If you were surprised when Bloc Party released their third album Intimacy earlier this month, well, so were we - and we put it out. We caught up with frontman Kele Okereke before the sudden release to talk about the band's songwriting process and even he didn't spill the beans.
Is there a lot of pressure going into your next record considering how successful Silent Alarm and A Weekend In The City have both been?
I don't think so because since Silent Alarm was our first record and we didn't really know what to expect. We feel the most pressure recording the third record because we know how things work and we realize we have to prove ourselves again. But that's not a bad thing, that's just the thing about releasing records: it's never easy and it shouldn't ever be easy, you should be pushing yourself all the time.
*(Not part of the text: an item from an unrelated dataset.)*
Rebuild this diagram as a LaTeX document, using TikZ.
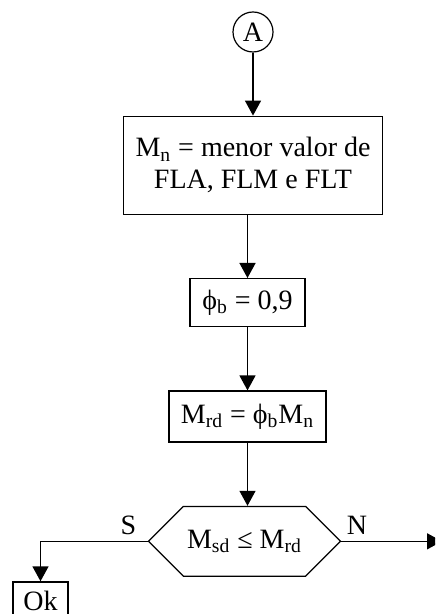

Do you have any ideas for your next record yet?
Yeah, we're the kind of band who likes to write on the road and that's something that I'm really thankful about because as a band we can shut out the pressures of touring and take long soundchecks. Touring is fun, but I really get off on the idea of making music--and if we couldn't do it until we stopped touring then things would take a lot longer. I'm really impatient as it is.
What direction do you see with the new stuff?
Right now it's going very different ways. With the single 'Mercury,' we intentionally didn't write any music, we just went into the studio and wrote it there, which might be why it has sort of an unnatural, surreal feel to it. The main thing is we didn't want to write the songs again in a different key. We wrote a lot of music while we were touring on A Weekend In The City, so now we're just sifting through it in order to make a well-rounded record.
Do you generally write entire songs or do you come up with a bunch of parts that you piece together later?
You can always start things out with a drumbeat or a riff and add parts around it and build it up, but the way we generally work is by writing to a template and throwing it together to see how it sticks. We're very logical with the way we write, but with our next record we're going to try to get away from that because now that I'm aware of it, I'm going to try to do the opposite. You have to keep challenging the way you create things or you end up stagnating.
Do lyrics come at the end or are you always working on them?
It's two separate things. I always write the lyrics myself and then I set them to the music while we're recording it, so they're completely separate until the end. You have an idea of what the tone of the lyrics are and what sort of song it shouldn't be rather than what kind of song it should be. There are lots of instances in A Weekend In The City where we were changing the lyrics until the last minute and seeing what fit best.
What's been inspiring you lyrically lately?
I've been getting into reading poetry lately like Walt Whitman and EE Cummings. I always struggled with [poetry] when I was at school, because you have to have a certain temperament to get the abstractions sometimes. It didn't come easy, but now I'm excited about it again.